Dataset entries
_ _ _ _

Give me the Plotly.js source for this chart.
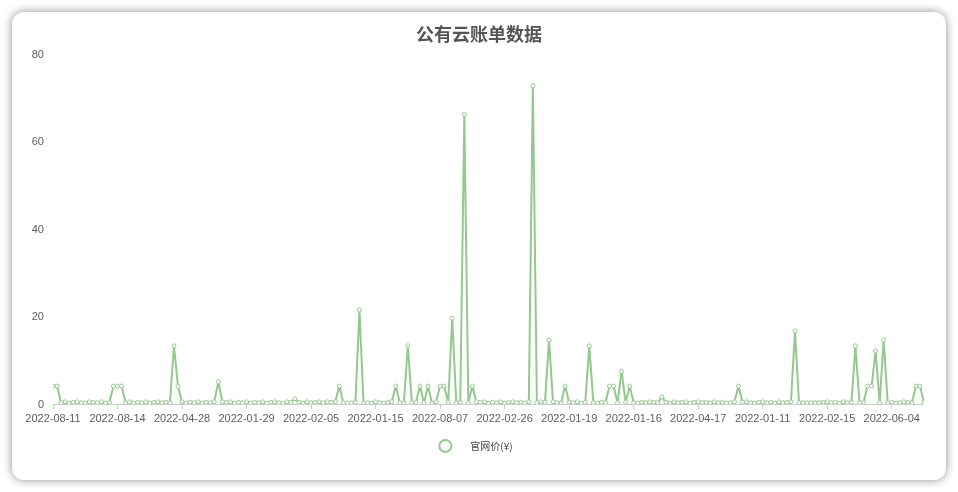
<!DOCTYPE html>
<html>
<head>
<meta charset="utf-8">
<script src="https://cdn.plot.ly/plotly-3.0.1.min.js"></script>
<style>
  html, body { margin: 0; padding: 0; background: #ffffff; width: 958px; height: 492px; overflow: hidden; }
  #card { position: absolute; left: 12px; top: 12px; width: 934px; height: 468px; background: #ffffff;
          border-radius: 12px; box-shadow: 0 0 10px rgba(0,0,0,0.45); overflow: hidden; }
  #chart { width: 934px; height: 468px; will-change: transform; }
</style>
</head>
<body>
<div id="card"><div id="chart"></div></div>
<script>
// Tick labels shown on the category axis (every 16th category)
const tickLabels = ['2022-08-11','2022-08-14','2022-04-28','2022-01-29','2022-02-05','2022-01-15','2022-08-07',
                    '2022-02-26','2022-01-19','2022-01-16','2022-04-17','2022-01-11','2022-02-15','2022-06-04'];
const labelStep = 16;

// 官网价(¥) per bill row
const prices = [
  4.1, 4.1, 0.3, 0.5, 0.2, 0.4, 0.5, 0.3, 0.2, 0.5,
  0.4, 0.3, 0.5, 0.2, 0.4, 4.1, 4.1, 4.1, 0.3, 0.5,
  0.2, 0.4, 0.3, 0.5, 0.2, 0.4, 0.5, 0.3, 0.4, 0.3,
  13.3, 4.0, 0.5, 0.2, 0.4, 0.3, 0.5, 0.2, 0.4, 0.3,
  0.5, 5.1, 0.5, 0.4, 0.5, 0.2, 0.4, 0.3, 0.5, 0.2,
  0.4, 0.3, 0.5, 0.2, 0.4, 0.5, 0.3, 0.2, 0.5, 0.4,
  1.2, 0.4, 0.2, 0.5, 0.3, 0.4, 0.5, 0.3, 0.5, 0.4,
  0.5, 4.1, 0.3, 0.2, 0.3, 0.4, 21.5, 0.2, 0.3, 0.2,
  0.5, 0.3, 0.2, 0.4, 0.5, 4.1, 0.3, 0.2, 13.3, 0.3,
  0.4, 4.1, 0.3, 4.1, 0.2, 0.5, 4.1, 4.1, 0.4, 19.6,
  0.3, 0.4, 66.2, 0.3, 4.1, 0.5, 0.4, 0.5, 0.2, 0.4,
  0.3, 0.5, 0.2, 0.4, 0.5, 0.3, 0.4, 0.2, 0.5, 72.8,
  0.3, 0.5, 0.4, 14.6, 0.5, 0.3, 0.2, 4.1, 0.4, 0.3,
  0.5, 0.2, 0.4, 13.3, 0.3, 0.2, 0.4, 0.3, 4.1, 4.1,
  0.3, 7.5, 0.4, 4.1, 0.3, 0.2, 0.4, 0.3, 0.5, 0.4,
  0.3, 1.6, 0.4, 0.2, 0.5, 0.3, 0.4, 0.5, 0.2, 0.4,
  0.5, 0.3, 0.4, 0.2, 0.5, 0.3, 0.4, 0.2, 0.3, 0.5,
  4.1, 0.4, 0.5, 0.3, 0.2, 0.4, 0.5, 0.3, 0.4, 0.2,
  0.5, 0.3, 0.4, 0.5, 16.7, 0.3, 0.3, 0.3, 0.3, 0.3,
  0.3, 0.4, 0.5, 0.3, 0.4, 0.2, 0.5, 0.3, 0.4, 13.3,
  0.3, 0.4, 4.1, 4.1, 12.1, 0.3, 14.6, 0.3, 0.4, 0.2,
  0.3, 0.5, 0.4, 0.3, 4.1, 4.1, 0.3
];
const seriesName = '官网价(¥)';
const chartTitle = '公有云账单数据';

const xIdx = prices.map((_, i) => i);
const tickVals = tickLabels.map((_, i) => i * labelStep);
const green = 'rgb(148,200,143)';

const traces = [
  {
    type: 'scatter', mode: 'lines+markers', x: xIdx, y: prices, name: seriesName, showlegend: false,
    line: { color: green, width: 2 },
    marker: { symbol: 'circle', size: 4, color: '#ffffff', line: { color: green, width: 1 } },
    hoverinfo: 'skip'
  },
  {
    type: 'scatter', mode: 'markers', x: [null], y: [null], name: seriesName, showlegend: true,
    marker: { symbol: 'circle-open', size: 12, color: green, line: { color: green, width: 2 } }
  }
];

const layout = {
  width: 934, height: 468,
  paper_bgcolor: 'rgba(0,0,0,0)', plot_bgcolor: 'rgba(0,0,0,0)',
  margin: { l: 41, r: 22, t: 42, b: 76 },
  font: { family: '"Liberation Sans", Arial, "Noto Sans CJK SC", sans-serif', color: '#606060', size: 11 },
  title: {
    text: chartTitle, x: 0.5, xanchor: 'center', yref: 'container', y: 1 - 23/468, yanchor: 'middle',
    font: { family: '"Noto Sans CJK SC", sans-serif', size: 18, color: '#555555', weight: 700 }
  },
  xaxis: {
    range: [0, prices.length - 1], tickmode: 'array', tickvals: tickVals, ticktext: tickLabels,
    showgrid: false, zeroline: false, showline: true, linecolor: '#cccccc', linewidth: 1,
    ticks: 'outside', ticklen: 4, tickcolor: '#cccccc', tickfont: { size: 11, color: '#606060' }
  },
  yaxis: {
    range: [0, 80], dtick: 20, showgrid: false, zeroline: false, showline: false, ticks: '',
    ticklabelstandoff: 8, tickfont: { size: 11, color: '#606060' }
  },
  legend: {
    orientation: 'h', x: 0.478, xanchor: 'center', y: -0.12, yanchor: 'middle', itemwidth: 40,
    font: { family: '"Noto Sans CJK SC", sans-serif', size: 10, color: '#444444' }
  },
  showlegend: true
};

Plotly.newPlot('chart', traces, layout, { displayModeBar: false, staticPlot: true });
</script>
</body>
</html>
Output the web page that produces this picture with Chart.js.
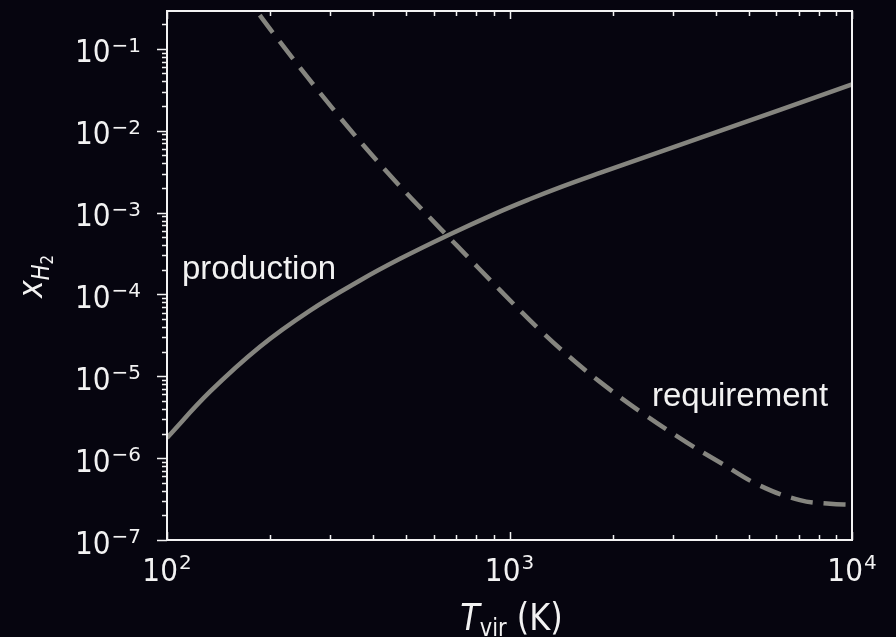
<!DOCTYPE html>
<html lang="en">
<head>
<meta charset="UTF-8">
<title>H2 production vs requirement</title>
<style>
  html, body { margin: 0; padding: 0; background: #06050f; }
  #wrap { width: 896px; height: 637px; }
</style>
<script src="https://cdn.jsdelivr.net/npm/chart.js"></script>
</head>
<body>
<div id="wrap"><canvas id="h2Chart" width="896" height="637"></canvas></div>
<script>
// virial temperature (K) vs H2 fraction for each curve
var prodTemps = [100, 133.5, 186.8, 261.5, 366, 478.9, 661.3, 895.1, 1148, 1404, 1837, 2572, 3599, 6163, 10000];
var prodFrac  = [1.77e-6, 6.48e-6, 2.30e-5, 6.35e-5, 1.48e-4, 2.72e-4, 5.28e-4, 9.45e-4, 1.463e-3, 2.034e-3, 3.053e-3, 5.0e-3, 8.18e-3, 0.018, 0.0367];

var reqTemps = [163.4, 180.7, 213.8, 313.6, 438.9, 614.2, 702.6, 938.1, 1228, 1502, 1837, 2405, 3297, 4118, 5387, 7048, 8625, 10000];
var reqFrac  = [0.547, 0.308, 0.1213, 0.01607, 3.13e-3, 7.03e-4, 3.94e-4, 1.129e-4, 3.656e-5, 1.708e-5, 8.54e-6, 3.71e-6, 1.547e-6, 8.86e-7, 4.61e-7, 3.07e-7, 2.77e-7, 2.70e-7];

// axis ranges and tick exponents
var xRange = [100, 10000];
var yRange = [1e-7, 0.29];
var xExps = [2, 3, 4];
var yExps = [-7, -6, -5, -4, -3, -2, -1];

var BG = '#06050f';
var FG = '#f2f2f2';
var LINE = '#85857f';
var SY = 1.15; // tick/axis text is a bit taller than wide

var BASE_FONT = '28px "DejaVu Sans"';
var SUP_FONT = '20px "DejaVu Sans"';

function pts(xs, ys) {
    return xs.map(function (v, i) { return { x: v, y: ys[i] }; });
}

function stretchedText(ctx, txt, x, y, font, sy) {
    ctx.save();
    ctx.font = font;
    ctx.translate(x, y);
    ctx.scale(1, sy || SY);
    ctx.fillText(txt, 0, 0);
    ctx.restore();
}

// "10" followed by a superscript exponent, drawn from the left edge
function powerLabel(ctx, left, baseY, supY, exp) {
    ctx.font = BASE_FONT;
    var w = ctx.measureText('10').width;
    stretchedText(ctx, '10', left, baseY, BASE_FONT);
    stretchedText(ctx, exp, left + w + 1, supY, SUP_FONT, 1.0);
}

function powerWidth(ctx, exp) {
    ctx.font = BASE_FONT;
    var w = ctx.measureText('10').width;
    ctx.font = SUP_FONT;
    return w + 1 + ctx.measureText(exp).width;
}

function expText(e) {
    return (e < 0 ? '\u2212' : '') + Math.abs(e);
}

const axesPlugin = {
    id: 'axesPlugin',
    beforeDraw: function (chart) {
        const ctx = chart.ctx;
        ctx.save();
        ctx.fillStyle = BG;
        ctx.fillRect(0, 0, chart.width, chart.height);
        ctx.restore();
    },
    afterDatasetsDraw: function (chart) {
        const ctx = chart.ctx;
        const a = chart.chartArea;
        const xs = chart.scales.x, ys = chart.scales.y;
        ctx.save();

        // frame
        ctx.strokeStyle = FG;
        ctx.lineWidth = 2;
        ctx.strokeRect(a.left, a.top, a.right - a.left, a.bottom - a.top);

        // x ticks point inward, on bottom and top
        ctx.lineWidth = 1.5;
        ctx.beginPath();
        for (let e = xExps[0]; e <= xExps[xExps.length - 1]; e++) {
            for (let m = 1; m <= 9; m++) {
                const v = m * Math.pow(10, e);
                if (v < xRange[0] || v > xRange[1]) continue;
                const px = Math.round(xs.getPixelForValue(v)) + 0.5;
                const len = m === 1 ? 8 : 5;
                ctx.moveTo(px, a.bottom);
                ctx.lineTo(px, a.bottom - len);
                ctx.moveTo(px, a.top);
                ctx.lineTo(px, a.top + len);
            }
        }
        // y ticks point outward on the left
        for (let e = yExps[0]; e <= yExps[yExps.length - 1]; e++) {
            for (let m = 1; m <= 9; m++) {
                const v = m * Math.pow(10, e);
                if (v < yRange[0] || v > yRange[1]) continue;
                const py = Math.round(ys.getPixelForValue(v)) + 0.5;
                const len = m === 1 ? 10 : 5;
                ctx.moveTo(a.left, py);
                ctx.lineTo(a.left - len, py);
            }
        }
        ctx.stroke();

        // tick labels
        ctx.fillStyle = FG;
        ctx.textBaseline = 'alphabetic';
        ctx.textAlign = 'left';
        yExps.forEach(function (e) {
            const py = ys.getPixelForValue(Math.pow(10, e));
            const t = expText(e);
            const w = powerWidth(ctx, t);
            powerLabel(ctx, a.left - 26 - w, py + 13.5, py + 3, t);
        });
        xExps.forEach(function (e) {
            const px = xs.getPixelForValue(Math.pow(10, e));
            const t = expText(e);
            const w = powerWidth(ctx, t);
            powerLabel(ctx, px - w / 2, a.bottom + 41, a.bottom + 29, t);
        });

        // x axis title: T_vir (K)
        const tFont = 'italic 32px "DejaVu Sans"';
        const subFont = '21px "DejaVu Sans"';
        const kFont = '32px "DejaVu Sans"';
        ctx.font = tFont; const wT = ctx.measureText('T').width;
        ctx.font = subFont; const wSub = ctx.measureText('vir').width;
        ctx.font = kFont; const wK = ctx.measureText(' (K)').width;
        let tx = (a.left + a.right) / 2 + 2 - (wT + wSub + wK) / 2;
        const tb = a.bottom + 90;
        stretchedText(ctx, 'T', tx, tb, tFont); tx += wT;
        stretchedText(ctx, 'vir', tx, tb + 6, subFont); tx += wSub;
        stretchedText(ctx, ' (K)', tx, tb, kFont);

        // y axis title: x_{H_2}, rotated
        ctx.save();
        ctx.translate(42, (a.top + a.bottom) / 2 + 1);
        ctx.rotate(-Math.PI / 2);
        const xFont = 'italic 30px "DejaVu Sans"';
        const hFont = 'italic 21px "DejaVu Sans"';
        const twoFont = '15px "DejaVu Sans"';
        ctx.font = xFont; const wx = ctx.measureText('x').width;
        ctx.font = hFont; const wh = ctx.measureText('H').width;
        ctx.font = twoFont; const w2 = ctx.measureText('2').width;
        let yx = -(wx + wh + w2) / 2;
        stretchedText(ctx, 'x', yx, 0, xFont); yx += wx;
        stretchedText(ctx, 'H', yx, 7, hFont); yx += wh;
        stretchedText(ctx, '2', yx, 11, twoFont);
        ctx.restore();

        // curve labels
        ctx.font = '33px "Liberation Sans", Arial, sans-serif';
        ctx.fillText('production', xs.getPixelForValue(110.6), ys.getPixelForValue(1.55e-4));
        ctx.fillText('requirement', xs.getPixelForValue(2606), ys.getPixelForValue(4.33e-6));

        ctx.restore();
    }
};

Chart.register(axesPlugin);

var data = {
    datasets: [
        {
            label: 'production',
            data: pts(prodTemps, prodFrac),
            borderColor: LINE,
            borderWidth: 4.5,
            pointRadius: 0,
            tension: 0.4,
            clip: 0
        },
        {
            label: 'requirement',
            data: pts(reqTemps, reqFrac),
            borderColor: LINE,
            borderWidth: 4.5,
            borderDash: [22, 11],
            pointRadius: 0,
            tension: 0.4,
            clip: 0
        }
    ]
};

var options = {
    responsive: false,
    animation: false,
    layout: { padding: { left: 167, top: 11, right: 44, bottom: 97 } },
    plugins: {
        legend: { display: false },
        tooltip: { enabled: false }
    },
    scales: {
        x: { type: 'logarithmic', min: xRange[0], max: xRange[1], display: false },
        y: { type: 'logarithmic', min: yRange[0], max: yRange[1], display: false }
    }
};

var ctx = document.getElementById('h2Chart').getContext('2d');
new Chart(ctx, { type: 'line', data: data, options: options });
</script>
</body>
</html>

_ _ _ _

Where a line above contains the word "this", copy that line.

Give me the Plotly.js source for this chart.
Output the web page that produces this picture with Chart.js.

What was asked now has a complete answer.